## WHAT NEEDS TO BE DONE:
Your task is to repeat all of the material exactly.

## RECORDED DATA:
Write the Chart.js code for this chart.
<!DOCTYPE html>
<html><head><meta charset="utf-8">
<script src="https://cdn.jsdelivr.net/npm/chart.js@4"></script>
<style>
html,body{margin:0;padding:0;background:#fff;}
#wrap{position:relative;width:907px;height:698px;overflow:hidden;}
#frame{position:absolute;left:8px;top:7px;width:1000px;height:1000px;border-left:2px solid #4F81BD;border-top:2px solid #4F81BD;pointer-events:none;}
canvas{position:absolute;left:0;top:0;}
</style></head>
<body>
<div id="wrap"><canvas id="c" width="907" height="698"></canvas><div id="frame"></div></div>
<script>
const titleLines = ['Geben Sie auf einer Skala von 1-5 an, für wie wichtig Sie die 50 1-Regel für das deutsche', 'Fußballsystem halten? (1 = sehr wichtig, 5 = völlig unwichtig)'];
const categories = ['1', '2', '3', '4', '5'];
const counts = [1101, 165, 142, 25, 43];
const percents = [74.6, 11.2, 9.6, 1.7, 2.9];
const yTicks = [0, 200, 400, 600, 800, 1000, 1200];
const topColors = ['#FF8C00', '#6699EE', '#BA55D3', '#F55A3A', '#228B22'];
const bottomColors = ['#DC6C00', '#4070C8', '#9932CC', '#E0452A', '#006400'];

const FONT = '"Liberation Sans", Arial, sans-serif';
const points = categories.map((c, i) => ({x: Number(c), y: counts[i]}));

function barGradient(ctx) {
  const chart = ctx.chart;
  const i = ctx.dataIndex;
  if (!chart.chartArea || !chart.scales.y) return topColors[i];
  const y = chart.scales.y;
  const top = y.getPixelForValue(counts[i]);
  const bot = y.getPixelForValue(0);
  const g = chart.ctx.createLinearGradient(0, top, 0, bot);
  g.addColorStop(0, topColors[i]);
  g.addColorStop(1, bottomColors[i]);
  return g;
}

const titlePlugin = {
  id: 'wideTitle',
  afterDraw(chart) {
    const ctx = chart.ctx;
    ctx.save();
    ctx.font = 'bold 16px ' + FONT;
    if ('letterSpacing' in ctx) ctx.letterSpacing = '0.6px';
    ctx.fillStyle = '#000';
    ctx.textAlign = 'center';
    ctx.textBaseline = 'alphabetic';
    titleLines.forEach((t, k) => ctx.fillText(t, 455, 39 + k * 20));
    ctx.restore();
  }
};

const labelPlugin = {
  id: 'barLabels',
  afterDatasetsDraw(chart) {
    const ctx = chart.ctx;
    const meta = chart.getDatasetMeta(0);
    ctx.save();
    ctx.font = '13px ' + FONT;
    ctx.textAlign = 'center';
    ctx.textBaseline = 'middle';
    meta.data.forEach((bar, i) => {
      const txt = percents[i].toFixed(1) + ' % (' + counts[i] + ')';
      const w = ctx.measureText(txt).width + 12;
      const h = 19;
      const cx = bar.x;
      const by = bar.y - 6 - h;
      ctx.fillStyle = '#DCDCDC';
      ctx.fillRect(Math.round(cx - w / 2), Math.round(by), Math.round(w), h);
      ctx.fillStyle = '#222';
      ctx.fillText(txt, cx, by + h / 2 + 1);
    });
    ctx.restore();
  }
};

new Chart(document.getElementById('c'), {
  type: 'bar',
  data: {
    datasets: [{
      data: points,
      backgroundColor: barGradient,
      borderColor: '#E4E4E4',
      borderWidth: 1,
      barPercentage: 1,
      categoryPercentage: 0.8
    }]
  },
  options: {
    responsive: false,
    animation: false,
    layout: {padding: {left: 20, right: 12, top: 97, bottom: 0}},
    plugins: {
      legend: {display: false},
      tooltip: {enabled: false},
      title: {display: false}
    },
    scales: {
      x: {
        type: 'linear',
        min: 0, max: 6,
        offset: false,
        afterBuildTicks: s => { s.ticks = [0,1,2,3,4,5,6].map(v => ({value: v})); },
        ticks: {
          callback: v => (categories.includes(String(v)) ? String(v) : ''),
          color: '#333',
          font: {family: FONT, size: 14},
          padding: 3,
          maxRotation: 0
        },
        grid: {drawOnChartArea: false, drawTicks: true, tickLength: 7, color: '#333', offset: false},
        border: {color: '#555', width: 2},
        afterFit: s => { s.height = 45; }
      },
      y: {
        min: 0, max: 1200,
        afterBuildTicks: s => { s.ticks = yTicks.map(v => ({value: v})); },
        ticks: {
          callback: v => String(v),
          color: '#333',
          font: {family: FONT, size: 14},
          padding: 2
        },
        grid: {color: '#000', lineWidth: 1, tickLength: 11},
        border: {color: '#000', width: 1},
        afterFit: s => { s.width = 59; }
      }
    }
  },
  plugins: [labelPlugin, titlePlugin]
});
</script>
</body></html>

## EXERCISE OUTPUT:
Write the Chart.js code for this chart.
<!DOCTYPE html>
<html><head><meta charset="utf-8">
<script src="https://cdn.jsdelivr.net/npm/chart.js@4"></script>
<style>
html,body{margin:0;padding:0;background:#fff;}
#wrap{position:relative;width:907px;height:698px;overflow:hidden;}
#frame{position:absolute;left:8px;top:7px;width:1000px;height:1000px;border-left:2px solid #4F81BD;border-top:2px solid #4F81BD;pointer-events:none;}
canvas{position:absolute;left:0;top:0;}
</style></head>
<body>
<div id="wrap"><canvas id="c" width="907" height="698"></canvas><div id="frame"></div></div>
<script>
const titleLines = ['Geben Sie auf einer Skala von 1-5 an, für wie wichtig Sie die 50 1-Regel für das deutsche', 'Fußballsystem halten? (1 = sehr wichtig, 5 = völlig unwichtig)'];
const categories = ['1', '2', '3', '4', '5'];
const counts = [1101, 165, 142, 25, 43];
const percents = [74.6, 11.2, 9.6, 1.7, 2.9];
const yTicks = [0, 200, 400, 600, 800, 1000, 1200];
const topColors = ['#FF8C00', '#6699EE', '#BA55D3', '#F55A3A', '#228B22'];
const bottomColors = ['#DC6C00', '#4070C8', '#9932CC', '#E0452A', '#006400'];

const FONT = '"Liberation Sans", Arial, sans-serif';
const points = categories.map((c, i) => ({x: Number(c), y: counts[i]}));

function barGradient(ctx) {
  const chart = ctx.chart;
  const i = ctx.dataIndex;
  if (!chart.chartArea || !chart.scales.y) return topColors[i];
  const y = chart.scales.y;
  const top = y.getPixelForValue(counts[i]);
  const bot = y.getPixelForValue(0);
  const g = chart.ctx.createLinearGradient(0, top, 0, bot);
  g.addColorStop(0, topColors[i]);
  g.addColorStop(1, bottomColors[i]);
  return g;
}

const titlePlugin = {
  id: 'wideTitle',
  afterDraw(chart) {
    const ctx = chart.ctx;
    ctx.save();
    ctx.font = 'bold 16px ' + FONT;
    if ('letterSpacing' in ctx) ctx.letterSpacing = '0.6px';
    ctx.fillStyle = '#000';
    ctx.textAlign = 'center';
    ctx.textBaseline = 'alphabetic';
    titleLines.forEach((t, k) => ctx.fillText(t, 455, 39 + k * 20));
    ctx.restore();
  }
};

const labelPlugin = {
  id: 'barLabels',
  afterDatasetsDraw(chart) {
    const ctx = chart.ctx;
    const meta = chart.getDatasetMeta(0);
    ctx.save();
    ctx.font = '13px ' + FONT;
    ctx.textAlign = 'center';
    ctx.textBaseline = 'middle';
    meta.data.forEach((bar, i) => {
      const txt = percents[i].toFixed(1) + ' % (' + counts[i] + ')';
      const w = ctx.measureText(txt).width + 12;
      const h = 19;
      const cx = bar.x;
      const by = bar.y - 6 - h;
      ctx.fillStyle = '#DCDCDC';
      ctx.fillRect(Math.round(cx - w / 2), Math.round(by), Math.round(w), h);
      ctx.fillStyle = '#222';
      ctx.fillText(txt, cx, by + h / 2 + 1);
    });
    ctx.restore();
  }
};

new Chart(document.getElementById('c'), {
  type: 'bar',
  data: {
    datasets: [{
      data: points,
      backgroundColor: barGradient,
      borderColor: '#E4E4E4',
      borderWidth: 1,
      barPercentage: 1,
      categoryPercentage: 0.8
    }]
  },
  options: {
    responsive: false,
    animation: false,
    layout: {padding: {left: 20, right: 12, top: 97, bottom: 0}},
    plugins: {
      legend: {display: false},
      tooltip: {enabled: false},
      title: {display: false}
    },
    scales: {
      x: {
        type: 'linear',
        min: 0, max: 6,
        offset: false,
        afterBuildTicks: s => { s.ticks = [0,1,2,3,4,5,6].map(v => ({value: v})); },
        ticks: {
          callback: v => (categories.includes(String(v)) ? String(v) : ''),
          color: '#333',
          font: {family: FONT, size: 14},
          padding: 3,
          maxRotation: 0
        },
        grid: {drawOnChartArea: false, drawTicks: true, tickLength: 7, color: '#333', offset: false},
        border: {color: '#555', width: 2},
        afterFit: s => { s.height = 45; }
      },
      y: {
        min: 0, max: 1200,
        afterBuildTicks: s => { s.ticks = yTicks.map(v => ({value: v})); },
        ticks: {
          callback: v => String(v),
          color: '#333',
          font: {family: FONT, size: 14},
          padding: 2
        },
        grid: {color: '#000', lineWidth: 1, tickLength: 11},
        border: {color: '#000', width: 1},
        afterFit: s => { s.width = 59; }
      }
    }
  },
  plugins: [labelPlugin, titlePlugin]
});
</script>
</body></html>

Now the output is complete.